Property crime follows a different pattern. Texas cities with lower violent crime rates do not always report equivalently low property crime. Buyers with this concern should check the FBI's city-level data tables directly for the most recent reporting year.
Disaster exposure
Texas sits at the convergence of multiple natural hazard zones: Gulf Coast hurricanes, North Texas tornadoes, Central Texas flash flooding, and Gulf Plains hail corridors. FEMA's National Flood Insurance Program flood maps assign zone designations at the parcel level.

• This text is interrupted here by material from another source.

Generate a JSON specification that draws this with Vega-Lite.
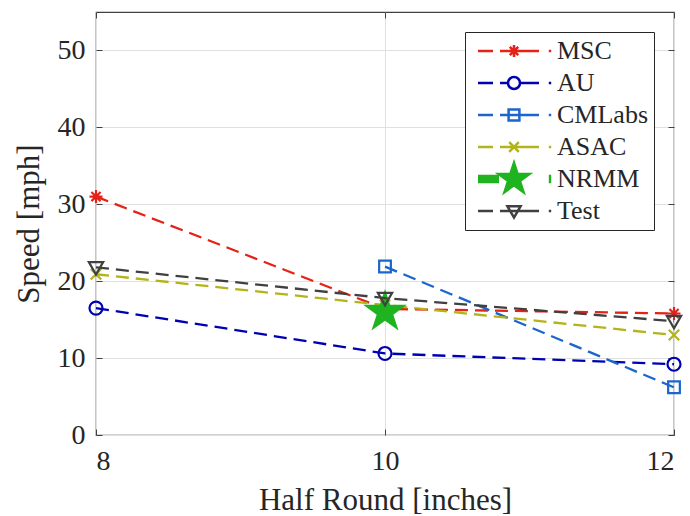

For buyers targeting DFW suburbs, Collin and Denton counties carry substantially lower average flood risk than Harris County (Houston) or Travis County (Austin's flood-prone corridors). The Texas Department of Emergency Management tracks declared disaster events by county - a useful second data point for multi-hazard exposure.
Insurance volatility
Homeowners insurance premiums in Texas have climbed at some of the fastest rates in the country. According to the Texas Department of Insurance, average annual homeowners insurance premiums in Texas reached approximately $4,400 in 2024 - among the highest nationally. But the statewide average obscures meaningful geographic variation. Inland DFW suburbs face lower wind and hail exposure than Gulf Coast markets, which translates into more stable year-over-year premiums. Buyers should request a location-specific quote before closing, not rely on statewide averages.
Taxes and stability
Texas has no state income tax, but property tax rates are among the highest in the United States. According to U.S. Census Bureau data, effective property tax rates in Collin County average approximately 1.7–1.9% of assessed value. Denton County sits in a similar range. That means a $500,000 home carries an annual property tax burden of roughly $8,500–$9,500 - a significant line item in monthly cost calculations. Buyers should pull county appraisal district data directly, as effective rates vary by city, school district, and special taxing districts layered on top of the base rate.
How safety factors compare across Texas markets
Two cities with similar crime profiles can differ significantly on total monthly housing cost when insurance and taxes are factored in.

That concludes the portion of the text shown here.